Basic Probability Rules
The complement rule says P(not A) = 1 - P(A). The addition rule states P(A or B) = P(A) + P(B) - P(A and B). If events are mutually exclusive (cannot both happen), the overlap term is zero. The multiplication rule gives P(A and B) = P(A) * P(B|A). If events are independent, P(B|A) = P(B), simplifying to P(A and B) = P(A) * P(B). These rules combine to solve complex probability problems, often organized using two-way tables or tree diagrams.

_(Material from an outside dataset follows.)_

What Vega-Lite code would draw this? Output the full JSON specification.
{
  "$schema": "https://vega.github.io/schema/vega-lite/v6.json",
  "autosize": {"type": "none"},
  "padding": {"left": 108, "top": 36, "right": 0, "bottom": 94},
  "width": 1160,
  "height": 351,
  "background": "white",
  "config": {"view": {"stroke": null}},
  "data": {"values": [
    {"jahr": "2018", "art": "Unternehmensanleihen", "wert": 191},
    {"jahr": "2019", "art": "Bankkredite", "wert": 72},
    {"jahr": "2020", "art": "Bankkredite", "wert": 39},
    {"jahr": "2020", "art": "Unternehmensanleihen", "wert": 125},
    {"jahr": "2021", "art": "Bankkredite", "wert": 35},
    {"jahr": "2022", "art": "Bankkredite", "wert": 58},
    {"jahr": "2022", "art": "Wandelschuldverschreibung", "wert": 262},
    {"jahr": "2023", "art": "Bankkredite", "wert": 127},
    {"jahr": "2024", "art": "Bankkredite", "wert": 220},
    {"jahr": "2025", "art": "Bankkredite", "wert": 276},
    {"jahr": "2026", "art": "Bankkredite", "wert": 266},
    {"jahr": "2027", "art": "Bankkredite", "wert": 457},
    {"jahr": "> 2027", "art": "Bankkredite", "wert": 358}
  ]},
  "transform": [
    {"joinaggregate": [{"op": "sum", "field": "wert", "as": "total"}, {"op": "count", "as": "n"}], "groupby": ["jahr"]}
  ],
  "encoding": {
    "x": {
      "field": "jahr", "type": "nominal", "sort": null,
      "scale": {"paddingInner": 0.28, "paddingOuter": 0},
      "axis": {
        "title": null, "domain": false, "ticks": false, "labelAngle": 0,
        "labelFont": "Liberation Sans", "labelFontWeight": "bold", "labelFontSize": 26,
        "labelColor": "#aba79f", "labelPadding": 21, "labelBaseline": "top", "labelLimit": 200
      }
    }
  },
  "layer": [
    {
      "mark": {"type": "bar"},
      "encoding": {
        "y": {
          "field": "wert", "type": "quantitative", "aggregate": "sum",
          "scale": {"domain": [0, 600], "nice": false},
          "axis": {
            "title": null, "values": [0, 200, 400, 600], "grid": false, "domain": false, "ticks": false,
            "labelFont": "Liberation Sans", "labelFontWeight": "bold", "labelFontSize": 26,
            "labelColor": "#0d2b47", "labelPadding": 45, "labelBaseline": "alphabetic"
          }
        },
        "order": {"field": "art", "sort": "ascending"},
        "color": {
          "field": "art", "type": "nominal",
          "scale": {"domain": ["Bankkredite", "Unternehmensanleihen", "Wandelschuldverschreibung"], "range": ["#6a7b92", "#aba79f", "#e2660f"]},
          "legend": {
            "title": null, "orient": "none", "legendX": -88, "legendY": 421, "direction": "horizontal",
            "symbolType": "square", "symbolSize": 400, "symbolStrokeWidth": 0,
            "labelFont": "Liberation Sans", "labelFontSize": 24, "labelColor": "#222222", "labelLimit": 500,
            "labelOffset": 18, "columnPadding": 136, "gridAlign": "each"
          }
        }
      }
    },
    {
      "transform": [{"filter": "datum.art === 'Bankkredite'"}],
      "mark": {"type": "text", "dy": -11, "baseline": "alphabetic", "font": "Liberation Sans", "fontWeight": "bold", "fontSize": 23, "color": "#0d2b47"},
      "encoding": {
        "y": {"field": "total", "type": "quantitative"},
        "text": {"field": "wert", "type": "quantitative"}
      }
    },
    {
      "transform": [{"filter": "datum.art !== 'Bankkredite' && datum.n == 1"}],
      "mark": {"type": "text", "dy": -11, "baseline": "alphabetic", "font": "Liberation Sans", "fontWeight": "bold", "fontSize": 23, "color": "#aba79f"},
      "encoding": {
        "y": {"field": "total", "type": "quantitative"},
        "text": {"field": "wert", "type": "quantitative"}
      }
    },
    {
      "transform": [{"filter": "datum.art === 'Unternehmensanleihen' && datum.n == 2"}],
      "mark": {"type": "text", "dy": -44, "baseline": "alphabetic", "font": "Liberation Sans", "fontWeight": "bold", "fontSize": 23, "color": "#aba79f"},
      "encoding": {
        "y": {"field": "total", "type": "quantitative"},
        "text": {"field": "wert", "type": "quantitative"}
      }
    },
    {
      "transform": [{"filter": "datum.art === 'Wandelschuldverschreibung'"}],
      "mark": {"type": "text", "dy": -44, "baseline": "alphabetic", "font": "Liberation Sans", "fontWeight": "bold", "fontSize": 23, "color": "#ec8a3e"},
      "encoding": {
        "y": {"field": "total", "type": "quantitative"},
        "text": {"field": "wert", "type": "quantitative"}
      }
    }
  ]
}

Conditional Probability and Independence
Conditional probability P(A|B) answers: given that B occurred, what is the probability of A? Two-way tables are the best tool for computing conditional probabilities — restrict to the row or column representing the given condition. Two events are independent if knowing one occurred does not change the probability of the other: P(A|B) = P(A). The AP exam tests whether students can distinguish between mutually exclusive and independent events, which are very different concepts.
Random Variables
A discrete random variable has a probability distribution listing each value and its probability. The expected value E(X) = sum of x*P(x) is the theoretical long-run average. The variance Var(X) = sum of (x - E(X))^2 * P(x) measures spread. For linear transformations, E(aX + b) = aE(X) + b and Var(aX + b) = a^2 * Var(X). When combining independent random variables, variances add: Var(X + Y) = Var(X) + Var(Y). The binomial distribution counts successes in fixed independent trials with constant probability.
AP exam tip
On probability free-response questions, show your setup — write the formula, substitute values, and compute. Bare answers without work do not earn full credit even if correct.
Connections to other units
- Unit 5: Sampling distributions are probability distributions of sample statistics.
- Unit 3: Probability rules formalize the randomness introduced through random sampling and random assignment.
- Unit 6-7: P-values are probabilities computed under the null hypothesis using these same rules.